Como lembra reportagem da Deutsche Welle, “o mundo esperava ver um monstro, um antissemita brutal, um nazista fanático. O réu, por sua vez, passou a imagem de um burocrata que teria apenas assinado documentos.” Os peritos atestaram que Eichmann era um subalterno de pouca iniciativa própria e sem senso de responsabilidade.
“Pergunto-me como foi possível pessoas normais, como nós na rotina diária, agirem insensivelmente, desumanamente, sem nenhuma limitação da consciência. Há alguns estudos na psicologia social que parecem dar uma dica a esta pergunta. O problema que quis estudar era um pouco diferente, foi um pouco além, sobre a autoridade. Em que condições alguém obedece a autoridade de quem comanda atos contra a consciência?“, questiona Milgram em um filme realizado para documentar a pesquisa.
Divulgado pela primeira vez em 1963, em um artigo científico, o experimento gerou críticas severas de colegas psicólogos com o passar dos anos. Segundo eles, os participantes foram submetidos a condições conflitantes estressantes durante o teste. Mas questionários preenchidos pelos voluntários após a experiência e grupos de discussão com “professores” mostraram que os resultados, apesar de assustadores, não tinham sido colhidos sem ética. Mais tarde, a pesquisa foi apresentada com mais profundidade no livro Obediência à Autoridade, de 1974.

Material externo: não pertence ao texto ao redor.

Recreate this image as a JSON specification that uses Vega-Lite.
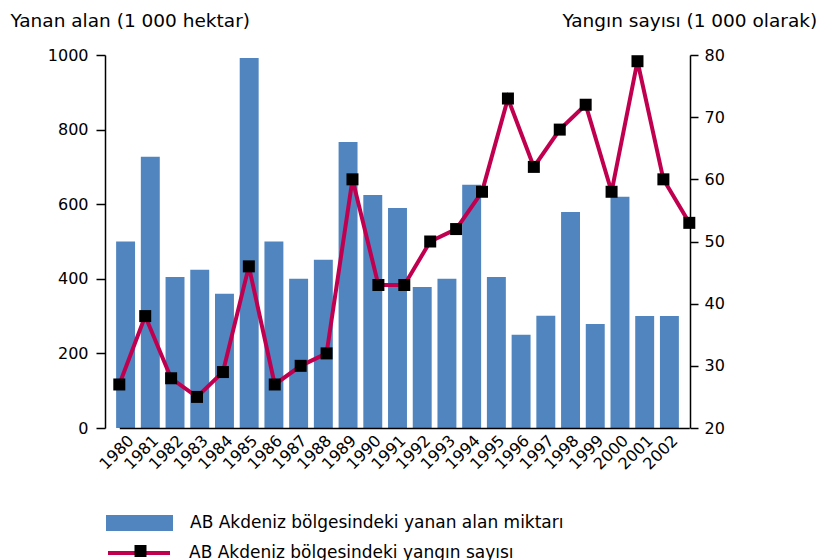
{
  "$schema": "https://vega.github.io/schema/vega-lite/v6.json",
  "width": 585,
  "height": 373,
  "autosize": {"type": "none"},
  "padding": {"left": 105, "top": 55, "right": 129, "bottom": 132},
  "background": "white",
  "config": {
    "view": {"stroke": null},
    "font": "DejaVu Sans",
    "axis": {"grid": false, "domainColor": "black", "tickColor": "black", "labelColor": "black", "titleColor": "black", "titleFontWeight": "normal", "labelFont": "DejaVu Sans", "titleFont": "DejaVu Sans"},
    "legend": {"orient": "none", "title": null, "padding": 0, "labelFontSize": 17, "labelFont": "DejaVu Sans", "labelColor": "black", "labelLimit": 0}
  },
  "data": {
    "values": [
      {"year": 1980, "area": 500, "fires": 27},
      {"year": 1981, "area": 727, "fires": 38},
      {"year": 1982, "area": 405, "fires": 28},
      {"year": 1983, "area": 424, "fires": 25},
      {"year": 1984, "area": 360, "fires": 29},
      {"year": 1985, "area": 992, "fires": 46},
      {"year": 1986, "area": 500, "fires": 27},
      {"year": 1987, "area": 400, "fires": 30},
      {"year": 1988, "area": 451, "fires": 32},
      {"year": 1989, "area": 767, "fires": 60},
      {"year": 1990, "area": 625, "fires": 43},
      {"year": 1991, "area": 590, "fires": 43},
      {"year": 1992, "area": 378, "fires": 50},
      {"year": 1993, "area": 400, "fires": 52},
      {"year": 1994, "area": 652, "fires": 58},
      {"year": 1995, "area": 405, "fires": 73},
      {"year": 1996, "area": 250, "fires": 62},
      {"year": 1997, "area": 301, "fires": 68},
      {"year": 1998, "area": 579, "fires": 72},
      {"year": 1999, "area": 279, "fires": 58},
      {"year": 2000, "area": 620, "fires": 79},
      {"year": 2001, "area": 300, "fires": 60},
      {"year": 2002, "area": 300, "fires": 53}
    ]
  },
  "layer": [
    {
      "mark": {"type": "bar"},
      "encoding": {
        "x": {"field": "year", "type": "ordinal", "scale": {"paddingInner": 0.234, "paddingOuter": 0.45},
          "axis": {"orient": "bottom", "domain": false, "ticks": false, "labelAngle": -45, "labelFontSize": 16, "labelPadding": 4, "title": null}},
        "y": {"field": "area", "type": "quantitative", "scale": {"domain": [0, 1000]},
          "axis": {"orient": "left", "values": [0, 200, 400, 600, 800, 1000], "format": "d", "tickSize": 9, "labelPadding": 8, "labelFontSize": 16, "domainWidth": 1.5, "tickWidth": 1.5,
            "title": "Yanan alan (1 000 hektar)", "titleAngle": 0, "titleAlign": "left", "titleBaseline": "alphabetic", "titleX": -95, "titleY": -28.5, "titleFontSize": 18.5}},
        "color": {"datum": "AB Akdeniz bölgesindeki yanan alan miktarı", "scale": {"range": ["#5085bf"]},
          "legend": {"legendX": 1, "legendY": 434.5, "symbolType": "M-1,-0.24H1V0.24H-1Z", "symbolSize": 4489, "symbolStrokeWidth": 0, "labelOffset": 17}}
      }
    },
    {
      "encoding": {
        "x": {"field": "year", "type": "quantitative", "scale": {"domain": [1980, 2002], "range": [14.3, 584.3], "nice": false, "zero": false},
          "axis": {"orient": "bottom", "labels": false, "ticks": false, "title": null, "domainWidth": 1.5, "zindex": 1}},
        "y": {"field": "fires", "type": "quantitative", "scale": {"domain": [20, 80]},
          "axis": {"orient": "right", "values": [20, 30, 40, 50, 60, 70, 80], "tickSize": 8, "labelPadding": 6, "labelFontSize": 16, "domainWidth": 1.5, "tickWidth": 1.5,
            "title": "Yangın sayısı (1 000 olarak)", "titleAngle": 0, "titleAlign": "right", "titleBaseline": "alphabetic", "titleX": 126.7, "titleY": -28.5, "titleFontSize": 18.5}}
      },
      "layer": [
        {
          "mark": {"type": "line", "strokeWidth": 4},
          "encoding": {
            "stroke": {"datum": "AB Akdeniz bölgesindeki yangın sayısı", "scale": {"range": ["#c0004f"]},
              "legend": {"legendX": 1, "legendY": 465, "symbolType": "stroke", "symbolSize": 3844, "symbolStrokeWidth": 4, "labelOffset": 17}}
          }
        },
        {
          "mark": {"type": "point", "filled": true, "color": "black", "opacity": 1, "size": 144},
          "encoding": {
            "shape": {"datum": "marker", "scale": {"range": ["square"]},
              "legend": {"legendX": 27, "legendY": 487.5, "symbolSize": 144, "symbolFillColor": "black", "symbolStrokeWidth": 0, "labelExpr": "''"}}
          }
        }
      ]
    }
  ],
  "resolve": {"scale": {"x": "independent", "y": "independent"}}
}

As descobertas de Milgram se atualizam especialmente perante situações em que as frases “estou apenas cumprindo ordens” e “não me responsabilizo pelas consequências” indicam a validação de comportamentos abusivos, violentos ou opressores. Quando semelhantes, e não monstros, demonstram ser capazes de realizar atos tão absurdos, intenções e idealizações caem por terra. A obediência à autoridade, e também o silêncio, como mostrou o terrível Holocausto Brasileiro de nossa história recente, são capazes de ensejar decisões atrozes. O experimento de Milgram reacende nossa possibilidade necessária de questionar ordens, especialmente aquelas que transgridem valores particulares.